SAN FRANCISCO—Microsoft has added a slew of new features and improvements to the latest version of its flagship developer toolset, Visual Studio 2013, which ships in preview today.
Announcing the availability of the first build preview of the upgraded integrated development environment (IDE) here at the company's Build 2013 conference, S. Somasegar, corporate vice president of Microsoft's Developer Division, told eWEEK the new Visual Studio release may be the most comprehensive ever, partly because the opportunities for software developers are higher than ever before. And Microsoft has to cater to the needs of these individuals and teams.
As Microsoft Technical Fellow Brian Harry told eWEEK prior to the Microsoft TechEd 2013 conference earlier this month, Microsoft would be announcing a new version of Visual Studio and focusing on the application lifecycle management (ALM) and DevOps features at TechEd. At Build, the company is focusing on the core software development capabilities of the products making Visual Studio 2013 Preview and .NET 4.5.1 Preview now available for download and as "go-live" releases.
"Go Live means customers can use it to deploy applications that they can deploy in production environments, and we'll be glad to work with them and support them in that process," Somasegar told eWEEK.
In addition to the Visual Studio 2013 and Team Foundation Server/Service support for agile portfolio management, cloud-based load testing, a team room integrated with TFS, code comments integration with TFS and Git support that Microsoft demonstrated at TechEd, at Build, Microsoft is introducing or highlighting several new programmer productivity features.
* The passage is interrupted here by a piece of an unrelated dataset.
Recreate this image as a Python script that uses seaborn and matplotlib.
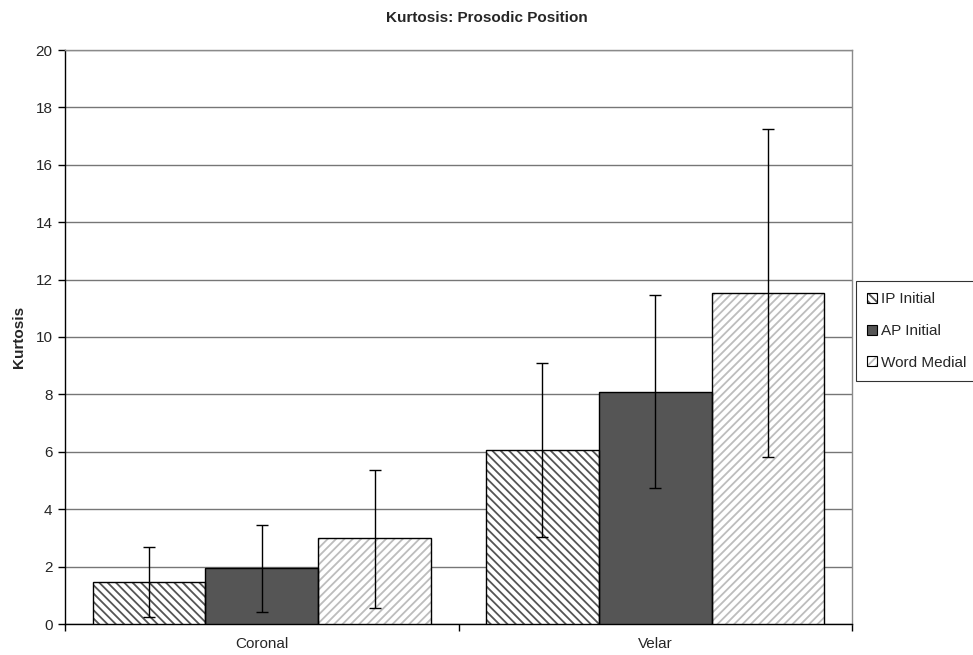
import matplotlib
matplotlib.use("Agg")
import matplotlib.pyplot as plt
import seaborn as sns
import pandas as pd
import numpy as np
from matplotlib.patches import Rectangle, Patch
from matplotlib.legend_handler import HandlerTuple

categories = ["Coronal", "Velar"]
series = ["IP Initial", "AP Initial", "Word Medial"]
ip_initial = [1.45, 6.06]
ap_initial = [1.96, 8.09]
word_medial = [2.98, 11.52]
ip_err_low = [0.23, 3.04]
ip_err_high = [2.69, 9.10]
ap_err_low = [0.43, 4.75]
ap_err_high = [3.45, 11.45]
wm_err_low = [0.55, 5.82]
wm_err_high = [5.37, 17.25]
y_ticks = [0, 2, 4, 6, 8, 10, 12, 14, 16, 18, 20]

sns.set_theme(style="white")
plt.rcParams['font.family'] = ['Liberation Sans', 'DejaVu Sans']
plt.rcParams['hatch.linewidth'] = 1.3

values = [ip_initial, ap_initial, word_medial]
lows = [ip_err_low, ap_err_low, wm_err_low]
highs = [ip_err_high, ap_err_high, wm_err_high]
rows = []
for s, vals in zip(series, values):
    for c, v in zip(categories, vals):
        rows.append({"cat": c, "series": s, "val": v})
df = pd.DataFrame(rows)

fills = {"IP Initial": "white", "AP Initial": "#555555", "Word Medial": "white"}
hatches = {"IP Initial": "\\\\\\\\", "AP Initial": "", "Word Medial": "////"}
hatchcols = {"IP Initial": "#555555", "AP Initial": "#555555", "Word Medial": "#bdbdbd"}

FS = 11

fig = plt.figure(figsize=(9.73, 6.55), dpi=100)
ax = fig.add_axes([65/973, 31/655, (852-65)/973, (624-50)/655])

sns.barplot(data=df, x="cat", y="val", hue="series", order=categories,
            hue_order=series, palette=fills, width=0.86, gap=0,
            errorbar=None, legend=False, ax=ax, zorder=3)

# patches are ordered by hue then category
for si, s in enumerate(series):
    for ci, c in enumerate(categories):
        p = ax.patches[si * len(categories) + ci]
        p.set_hatch(hatches[s])
        p.set_edgecolor(hatchcols[s])
        p.set_linewidth(0)
        x0, y0 = p.get_xy()
        w, h = p.get_width(), p.get_height()
        ax.add_patch(Rectangle((x0, y0), w, h, fill=False, edgecolor="black",
                               linewidth=1.0, zorder=4))
        xc = x0 + w / 2
        v = values[si][ci]
        ax.errorbar([xc], [v],
                    yerr=[[v - lows[si][ci]], [highs[si][ci] - v]],
                    fmt="none", ecolor="black", elinewidth=1.0,
                    capsize=4, capthick=1.0, zorder=5)

ax.set_ylim(0, 20)
ax.set_xlim(-0.5, 1.5)
ax.set_yticks(y_ticks)
ax.set_yticklabels([str(t) for t in y_ticks], fontsize=FS)
ax.yaxis.grid(True, color="#767676", linewidth=1.0, zorder=0)
ax.set_axisbelow(True)
ax.tick_params(axis="y", left=True, length=5, width=1, color="black", direction="out", pad=4)
ax.set_xticks([0, 1])
ax.set_xticklabels(categories, fontsize=FS)
ax.tick_params(axis="x", which="major", bottom=False, length=0, pad=9)
ax.set_xticks([-0.5, 0.5, 1.5], minor=True)
ax.tick_params(axis="x", which="minor", bottom=True, length=5, width=1, color="black", direction="out")
ax.set_xlabel("")
ax.set_ylabel("Kurtosis", fontsize=FS, fontweight="bold", labelpad=7)

for side in ["left", "bottom"]:
    ax.spines[side].set_color("black")
    ax.spines[side].set_linewidth(1.0)
for side in ["top", "right"]:
    ax.spines[side].set_color("#8a8a8a")
    ax.spines[side].set_linewidth(1.0)

handles = [(Patch(facecolor=fills[s], edgecolor=hatchcols[s], hatch=hatches[s],
                  linewidth=0),
            Patch(facecolor="none", edgecolor="black", linewidth=0.8))
           for s in series]
leg = fig.legend(handles, series, loc="upper left",
                 bbox_to_anchor=(856/973, 1 - 281/655), fontsize=FS,
                 frameon=True, fancybox=False, edgecolor="black",
                 handlelength=0.65, handleheight=0.65, handletextpad=0.25,
                 labelspacing=1.15, borderpad=0.75, borderaxespad=0,
                 handler_map={tuple: HandlerTuple(ndivide=1, pad=0)})
leg.get_frame().set_linewidth(0.8)

fig.suptitle("Kurtosis: Prosodic Position", x=0.5, y=1 - 11/655, va="top",
             fontsize=FS, fontweight="bold")

fig.savefig("out.png", dpi=100, facecolor="white")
"One such feature is the CodeLens (Code Information Indicators) capability we introduced at TechEd," Somasegar said in a blog post. "This feature brings useful information about types and type members directly into the editor, information such as the references to a particular method, how many tests are referencing a method and how many of them are passing, who last checked in a change that modified a method, and how many changesets impact a method."
Somasegar told eWEEK: "Code Lens gives you insight and information about a particular piece of code as you navigate through that code in your IDE, for example, if I'm in a method and I want to know what other methods I am calling or who is calling into me. That is information that is hard to get otherwise, but we want to make it available to you right there in the IDE."
Visual Studio 2013 also has a Connected IDE feature that knows a user's identity and will roam and synchronize their settings—such as UI theme, keyboard shortcuts, text editor configuration and more—from one installation to another via back-end cloud services.
"Visual Studio 2013 also makes it much easier for you as a developer to create your own connected applications," Somasegar said in his post. "One key area of investment in this release is around Windows Azure Mobile Services and making it easy to provision, configure, develop, and deliver back-end services for your mobile apps. From within Visual Studio, you can now easily create new Mobile Services and edit them using the full power of the Visual Studio IDE."
Moreover, another such feature meant to streamline a developer's productivity is "Peek Definition," Somasegar said. Visual Studio already supports "Go to Definition," which opens a new document window to host the file containing the definition for the referenced symbol, and as of Visual Studio 2012, supports opening this in a preview window, he added. "Now in Visual Studio 2013, Peek Definition gives developers the option of viewing inline as part of the current document the file defining the target symbol," he said.